Ci sarebbe certo interesse per capire «alcune dinamiche» che riguardano Adrano. Che fu già, il 30 settembre del 1991, fra i cinque comuni siciliani nella “lista nera” nel primo maxi-decreto di scioglimento. Ironia della sorte, anche all’epoca c’era lo stesso sindaco di oggi: Angelo D’Agate, estraneo alle dinamiche ieri come oggi. Il ministro dell’Interno era il democristiano Vincenzo Scotti, che nel decreto certificò la «presenza del noto esponente della mafia locale, Antonino Monteleone, considerato fortemente influente in ambienti comunali ove esercita, insieme al suo braccio destro Giuseppe Caruso (in un successivo decreto del Viminale il nome, inizialmente errato, fu corretto in Salvatore Caruso, ndr), entrambi, contigui alla famiglia mafiosa dei Santangelo, un potere di fatto di notevole portata, riuscendo a condizionare ed intimidire il consiglio comunale attraverso alcuni amministratori a lui legati». In quell’atto anche i nomi di quattro politici dell’epoca (Pietro La Mela, Pietro Reina, Pietro Trovato e Giovanni Sciacca), i quali – secondo un rapporto del questore di Catania del 3 luglio 1991- «risultano collegati al detto pregiudicato» Monteleone. E il ministro Scotti annotò anche «un ancor più grave stato di immobilismo e di inerzia» dell’amministrazione comunale che «non ha infatti assunto alcuna iniziativa volta a superare le gravissime e reiterate carenze che si registrano nella gestione pubblica dell’ente».

Corsi e ricorsi storici. Oggi a far discutere è l’inchiesta per corruzione elettorale che ha coinvolto i consiglieri comunali Federico Floresta e Maria Grazia Ingrassia. Le indagini sono partite proprio da accertamenti legati a una delle cosche mafiose che operano nel comune etneo. Poi la polizia, intercettazione dopo intercettazione, ha scoperto «nel periodo antecedente all’elezione per il rinnovo del consiglio comunale di Adrano» che gli indagati avrebbero creato «una rete di soggetti che, in cambio di somme di denaro, avrebbe dovuto agire sul territorio per procacciare voti in favore» di Floresta e Ingrassia. Così si legge nell’avviso di conclusione indagini firmato dal procuratore aggiunto Francesco Puleio e dal pm Giuseppe Sturiale.

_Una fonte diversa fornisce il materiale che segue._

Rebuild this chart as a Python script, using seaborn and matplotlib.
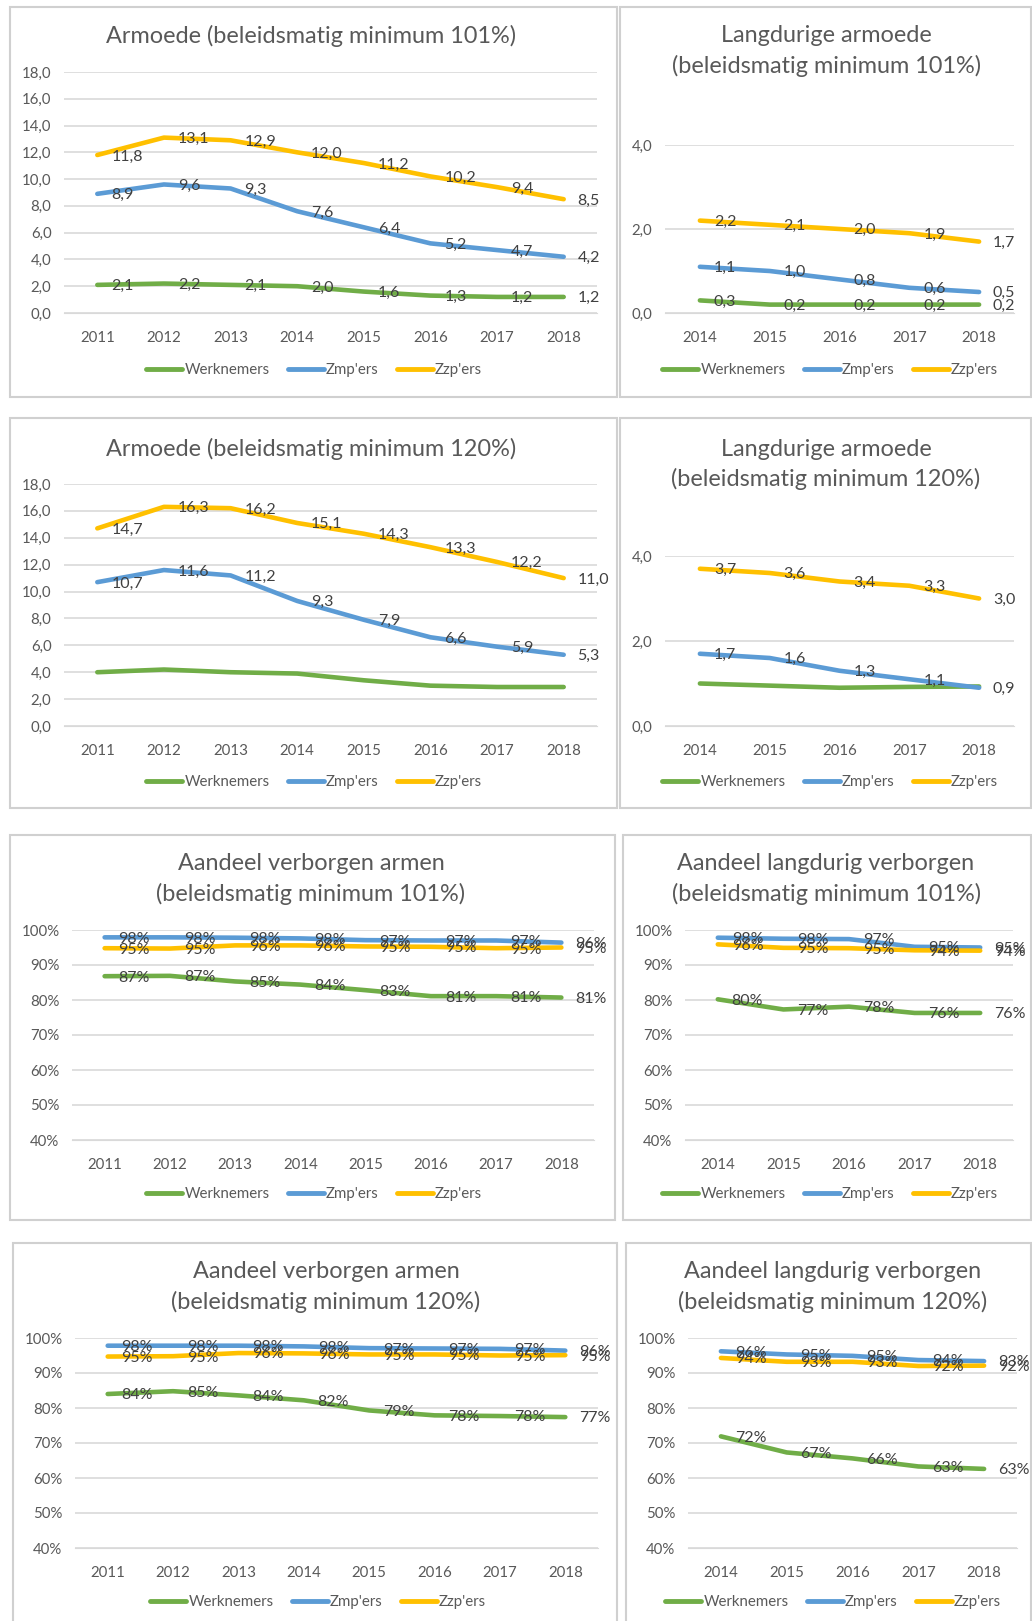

I due consiglieri e Antonio Furnari (marito di Ingrassia) sono accusati di associazione a delinquere finalizzata «alla corruzione elettorale e al mercimonio del voto». I due politici, fin da subito, hanno respinto le accuse. E, nonostante il pressing sulle dimissioni, sono rimasti seduti al loro posto. «Certi della propria innocenza» e «fiduciosi dell’operato della magistratura», Floresta e Ingrassia hanno chiesto alla Procura di essere interrogati per chiarire tutto.

Ma non c’è solo quest’inchiesta a far tremare il municipio adranita. Ritenute «molto rilevanti» anche le dichiarazioni del pentito Nicola Amoroso, comparse a pagina 23 del primo “verbale illustrativo di collaborazione”. Un atto super segreto, del 3 settembre 2018, in cui l’ex esponente del clan Scalisi di Adrano fa il nome di un consigliere comunale in carica.

Al di là dei profili penali, c’è anche materiale sufficiente per ipotizzare un accesso antimafia? A Palazzo Minoriti c’è il massimo riserbo. Ma fonti leghiste qualificate rivelano che, lo scorso dicembre, pochi giorni dopo lo scandalo di Misterbianco, nel corso di uno scambio di saluti tra l’allora sottosegretario agli Interni Stefano Candiani e i vertici della Prefettura qualcuno avrebbe pronunciato questa frase: «Un occhio diamocelo anche ad Adrano». Il che è confermato, a Roma, da esponenti di spicco del Viminale a guida salviniana: Adrano «era attenzionato». E, forse, lo è ancora.